En lo concerniente a las resistencias de la élite, cabe pensar si las representaciones de Nariño y Pombo, célebres ilustrados y futuros insurgentes, también eran sinceros deseos de contribuir a la consecución del bien común de la monarquía, al estilo de los arbitristas del siglo XVII, y no sólo discurso público y velado en contra de la soberanía fiscal real, como afirma Pinto, porque las representaciones de cabildos y consulados no eran únicamente un disfraz de buen vasallo, sino los medios reconocidos para solicitar mercedes al rey, cuyas formas y efectividad los abogados redactores conocían perfectamente.

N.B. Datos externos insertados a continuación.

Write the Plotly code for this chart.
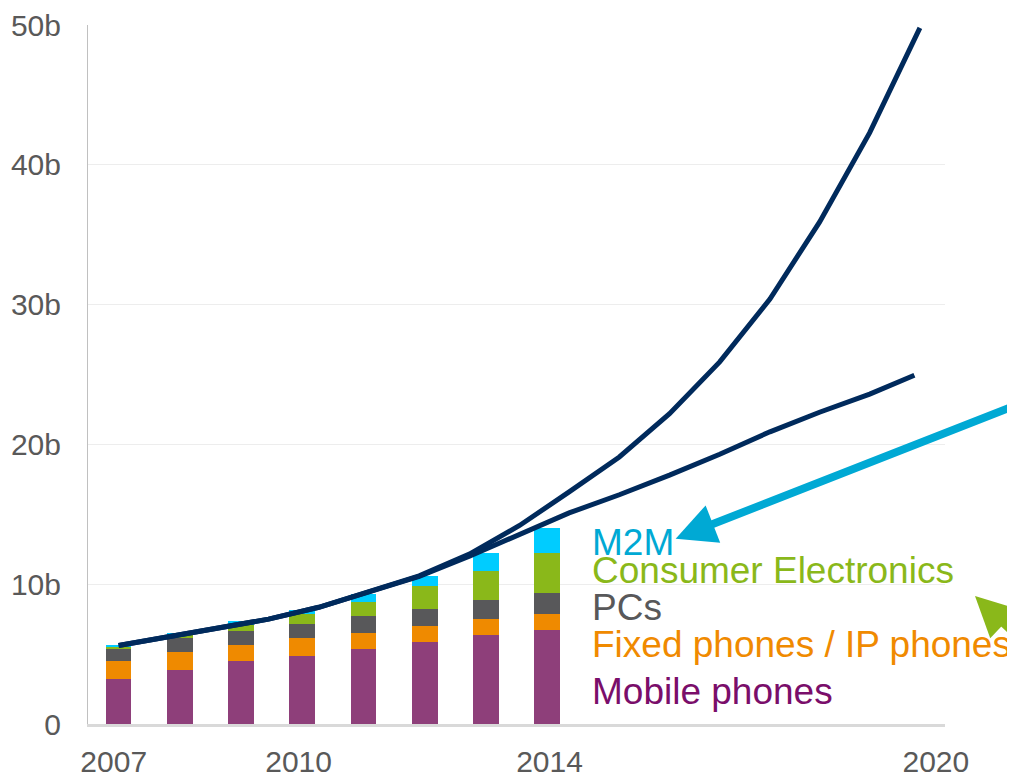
import plotly.graph_objects as go

#############################################
# Data (billions of devices)
#############################################

years = [2007, 2008, 2009, 2010, 2011, 2012, 2013, 2014]

mobile_phones = [3.20, 3.86, 4.50, 4.86, 5.36, 5.86, 6.36, 6.71]
fixed_phones = [1.30, 1.28, 1.14, 1.28, 1.14, 1.14, 1.14, 1.15]
pcs = [0.86, 1.00, 1.00, 1.00, 1.21, 1.21, 1.36, 1.50]
consumer_electronics = [0.16, 0.29, 0.45, 0.71, 1.00, 1.64, 2.09, 2.88]
m2m = [0.12, 0.10, 0.26, 0.29, 0.57, 0.71, 1.29, 1.76]

# forecast curves
forecast_x = [2007.0, 2007.82, 2008.64, 2009.45, 2010.27, 2011.09, 2011.91, 2012.73, 2013.55,
              2014.36, 2015.18, 2016.0, 2016.82, 2017.64, 2018.45, 2019.27, 2020.09]
forecast_high = [5.62, 6.22, 6.85, 7.50, 8.35, 9.50, 10.60, 12.15, 14.20,
                 16.60, 19.10, 22.20, 25.90, 30.40, 35.90, 42.30, 49.80]
forecast_low_x = forecast_x[:-1] + [2020.0]
forecast_low = [5.62, 6.22, 6.85, 7.50, 8.35, 9.45, 10.55, 12.00, 13.60,
                15.10, 16.40, 17.80, 19.30, 20.90, 22.30, 23.60, 24.95]

y_ticks = [0, 10, 20, 30, 40, 50]
y_tick_text = ['0', '10b', '20b', '30b', '40b', '50b']
# year labels sit slightly off the bar centres in the original
x_ticks = [2006.92, 2009.94, 2014.04, 2020.35]
x_tick_text = ['2007', '2010', '2014', '2020']

#############################################
# Plot
#############################################

series = [
    ('Mobile phones', mobile_phones, '#8E3F7A', '#7A0E6A'),
    ('Fixed phones / IP phones', fixed_phones, '#EF8A00', '#F08A00'),
    ('PCs', pcs, '#58585A', '#58585A'),
    ('Consumer Electronics', consumer_electronics, '#8AB81A', '#8AB81A'),
    ('M2M', m2m, '#00CCFF', '#00A9D4'),
]

fig = go.Figure()
for name, values, color, _ in series:
    fig.add_trace(go.Bar(x=years, y=values, name=name, marker_color=color,
                         marker_line_width=0, width=0.42))

fig.add_trace(go.Scatter(x=forecast_low_x, y=forecast_low, mode='lines',
                         line=dict(color='#002A5C', width=5)))
fig.add_trace(go.Scatter(x=forecast_x, y=forecast_high, mode='lines',
                         line=dict(color='#002A5C', width=5)))

# category labels beside the bars
label_y = {'M2M': 13.0, 'Consumer Electronics': 10.95, 'PCs': 8.3,
           'Fixed phones / IP phones': 5.72, 'Mobile phones': 2.36}
for name, _, _, text_color in series:
    fig.add_annotation(x=2014.7, y=label_y[name], text=name, showarrow=False,
                       xanchor='left', yanchor='middle',
                       font=dict(size=37, color=text_color))

# arrows coming in from the right
fig.add_annotation(x=2016.1, y=13.26, text='', showarrow=True, ax=345, ay=-133,
                   arrowcolor='#00A9D4', arrowwidth=8, arrowhead=2, arrowsize=1)
fig.add_annotation(x=1.035, y=0.183, xref='paper', yref='paper', text='',
                   showarrow=True, ax=80, ay=38,
                   arrowcolor='#8AB81A', arrowwidth=8, arrowhead=2, arrowsize=1)

# the page has an 8px body margin, so the figure is 8px smaller than the window
fig.update_layout(
    barmode='stack', showlegend=False, width=1007, height=768,
    margin=dict(l=80, r=70, t=17, b=52),
    plot_bgcolor='white', paper_bgcolor='white',
    font=dict(family='Liberation Sans, Arial', color='#595959', size=30),
)
fig.update_xaxes(range=[2006.5, 2020.5], tickvals=x_ticks, ticktext=x_tick_text,
                 showgrid=False, showline=True, linecolor='#D9D9D9', linewidth=3,
                 automargin=False, ticks='', ticklabelstandoff=9,
                 tickfont=dict(size=30, color='#595959'))
fig.update_yaxes(range=[0, 50], tickvals=y_ticks, ticktext=y_tick_text,
                 showgrid=True, gridcolor='#EDEDED', gridwidth=1, zeroline=False,
                 showline=True, linecolor='#C0C0C0', linewidth=1, automargin=False,
                 ticks='', ticklabelstandoff=20, tickfont=dict(size=30, color='#595959'))

fig.write_html("out.html")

Asimismo, esto es todavía más cierto durante los años que median entre la crisis monárquica y el estallido de la insurgencia (1808-1809), pues Pinto sugiere una actualización de las demandas comuneras bajo la “máscara de Fernando”, término muy usado por otros autores para dudar de la honestidad de la explosión de declaraciones de lealtad hacia las autoridades reales durante estos convulsos años. Aunque Pinto se cuida de no conectar una rebelión con la otra, sí considera que varios de los puntos del alzamiento del común, como la abolición de los estancos, fueron recuperados por los insurgentes después de 1810, obviando que las críticas a las rentas estancadas existen desde los planes mismos de instauración de monopolios. Además, es soslayado que durante el momento fernandino (1808-1809) en el Nuevo Reino de Granada se desplegaron profundas muestras de lealtad a la corona, manifestadas en juras, sermones, tedeums, bandos, etc., pero fueron los acontecimientos en la península, sus replicas en el Nuevo Reino, y la revelación de las contradicciones de la monarquía como forma de gobierno -el efecto no inesperado de su esforzada exaltación-, los elementos que condujeron a la paulatina ruptura con la soberanía real y la instauración de gobiernos representativos a partir de 1810, con una marcada cronología provincial.
En suma, el libro de Pinto es una importante investigación que está inserta en la reciente renovación de la historiografía fiscal hispanoamericana, desarrollada por Ernest Sánchez Santiró, Luis Jáuregui, Anne Dubet, Martín Wasserman, Yovana Celaya entre otros.